A woman has sparked an outpouring of support online, after revealing that her mother-in-law and husband made cruel comments about her weight.
The anonymous woman, thought to be from the UK, shared her story in a post on parenting website Mumsnet.
She revealed that before having children, she was a size 10, but had gained some weight due to pregnancy, however, she said that her husband doesn’t normally comment on the changes to her physique – but will laugh along when his mother does.
Her post read: ‘My husband never says anything about my weight and sex life is fine. However, when he’s around his mum he seems to think it’s fine to have a giggle when she makes comments directed at me.
A woman (not pictured) has garnered mass sympathy online after revealing that her mother-in-law and husband made cruel jokes about her weight
The anonymous poster opened up about the cruel jibes, telling other forum users how hurt she felt about her family’s unkind remarks
‘A few weeks ago, my husband mentioned MILs scales were broken and MiL said “obviously something heavier than 12 stone has been bouncing on them” and I saw her side eye me. Husband giggled but I said nothing. Tonight, my dog was behind the couch and I bent down to get him and I heard her say to him “you don’t get many of those to the pound” and another comment I couldn’t hear.
‘I walked out and said to my husband that I feel hurt that he could ridicule my weight. His response – “you’re being childish. It was a joke”. I walked off upstairs and he said “come on, you’re being silly. It was a f****** joke”. For me, it’s not. He knows I had nearly suffered with an eating disorder when I was younger (we were together – I was so scared about getting fat).
‘I just feel hurt that he thinks it’s OK to make these jests at me and that it’s me being ridiculous. He didn’t stand up for me at all and I think the fact that he laughed made me wonder what he actually thinks of me.

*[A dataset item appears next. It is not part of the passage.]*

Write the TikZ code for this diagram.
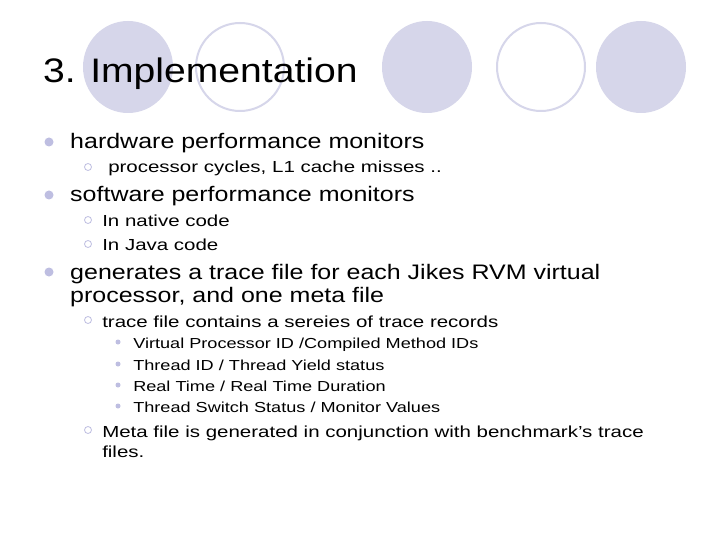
\documentclass[tikz,border=0pt]{standalone}
\usepackage{fontspec}
\setmainfont{Liberation Sans}
\definecolor{lav}{RGB}{214,214,234}
\definecolor{bul}{RGB}{190,190,225}
\begin{document}
\begin{tikzpicture}[x=1pt,y=-1pt,
  t1/.style={anchor=base west,inner sep=0pt,xscale=1.19,transform shape,font=\fontsize{21}{25}\selectfont},
  t2/.style={anchor=base west,inner sep=0pt,xscale=1.28,transform shape,font=\fontsize{16}{20}\selectfont},
  t3/.style={anchor=base west,inner sep=0pt,xscale=1.25,transform shape,font=\fontsize{14.5}{18}\selectfont}]
\useasboundingbox (0,0) rectangle (720,540);
\fill[white] (0,0) rectangle (720,540);
\fill[lav] (128,67) ellipse [x radius=45,y radius=46];
\draw[lav,line width=2] (240,67) ellipse [x radius=44,y radius=44];
\fill[lav] (427,67) ellipse [x radius=45,y radius=46];
\draw[lav,line width=2] (541,67) ellipse [x radius=44,y radius=44];
\fill[lav] (641,67) ellipse [x radius=45,y radius=46];
\node[anchor=base west,inner sep=0pt,xscale=1.15,transform shape,font=\fontsize{34}{40}\selectfont] (title) at (43,83) {3. Implementation};
\foreach \y in {142,195,272}
  \fill[bul] (49,\y) circle (4.5);
\node[t1] (l1) at (70,149) {hardware performance monitors};
\node[t1] (l2) at (70,202) {software performance monitors};
\node[t1] (l3) at (70,279) {generates a trace file for each Jikes RVM virtual};
\node[t1] (l3b) at (70,302) {processor, and one meta file};
\foreach \y in {167,220,244,320,430}
  \draw[bul,line width=0.8] (88,\y) circle (3.5);
\node[t2] (s1) at (108,173) {processor cycles, L1 cache misses ..};
\node[t2] (s2) at (102,226) {In native code};
\node[t2] (s3) at (102,250) {In Java code};
\node[t2] (s4) at (102,327) {trace file contains a sereies of trace records};
\node[t2] (s5) at (102,437) {Meta file is generated in conjunction with benchmark's trace};
\node[t2] (s5b) at (102,457) {files.};
\foreach \y in {342,364,385,406}
  \fill[bul] (118,\y) circle (2.5);
\node[t3] (u1) at (133,348) {Virtual Processor ID /Compiled Method IDs};
\node[t3] (u2) at (133,370) {Thread ID / Thread Yield status};
\node[t3] (u3) at (133,391) {Real Time / Real Time Duration};
\node[t3] (u4) at (133,412) {Thread Switch Status / Monitor Values};
\end{tikzpicture}
\end{document}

‘to be honest, I’m just really upset that he just laughed. If someone said that my husband was fat or skinny or whatever, I would stand up for him.
‘Am I being dramatic? I’m not a confrontational person so feel like I couldn’t say anything to my MIL, especially as she’s staying with us for a while. Sorry for the rant, but crying and wanting to vent.’
People who commented on the post were almost unanimous in their criticism of the mother-in-law and husband, who were branded ‘cruel’ and ‘nasty’
The post garnered more than 200 responses, and the vast majority of commentators were incensed on the poster’s behalf, calling her husband and mother-in-law’s comments cruel.
One wrote: ‘You should tell her to stop it yourself. You are a grown woman but he is a pig for not having your back and telling his mother to shut up.’
Another wrote: ‘What a nasty pair. The apple didn’t fall far from the tree, did it?’
And a third agreed, writing: ‘Making cruel jibes is not a joke. I would be very upset with both of them.’
Many of the Mumsnetters who responded to the post told the poster what they would do or say if they were in her shoes
Others made suggestions detailing what they thought the poster should say to her mother-in law.
One wrote: ‘I would say “I am trying to raise my children to be kind and respectful adults, because that’s what a good parent does. Anyone who deliberately behaves in a mean and disrespectful way will eventually find themselves with very reduced contact with my children, because I don’t want that sort of a role model for them. Keep that in mind MIL”.’
A second Mumsnetter said: ‘Okay, I’d be telling him that he is not nurturing you at all emotionally. His tolerance of his mother’s spite is weak and unattractive. You can’t respect a man that allows things like that to be said about his wife to the point that his own 6year old DD is worried about her weight. To have her husband JOINING IN is utterly unacceptable. He is playing a very dangerous game with his marriage because you are going to pick your own and DD’s health and happiness over him and his mother.’
A third simply wrote: ‘Tell them to grow up.’
For lots of commentators, the fact that the mother-in-law insisted on making jokes about the poster’s weight was especially harmful, given the poster has suffered from an eating disorder
For others, a major issue was that the pair continued to make comments in spite of the poster’s history with eating disorders.
One of the commentators said: ‘WTF! this has made me so angry! No you SHOULD NOT have to explain how hurt this makes you feel. It is never ok to make nasty comments about someone’s weight, ever. What kind of example is this setting to the DCs?!
‘It’s not about you finding it funny or not!! You don’t need to explain – what they are doing is wrong, whatever the other person thinks.
‘OP honestly, is this the kind of man you want to be with? After you struggled with an eating disorder as well. Nasty, vindictive people.’
While another seemed to feel the same, adding: ‘It’s really horrible to laugh about your weight gain, especially as you’ve had issues. Is he like this otherwise? Mil sounds awful too.’
And a third said: ‘Point out that ED [eating disorder] isn’t something that you can be “cured” from. It’s more like an addiction. What they are doing is akin to taunting an alcoholic by waving a drink under your nose. Horrible.’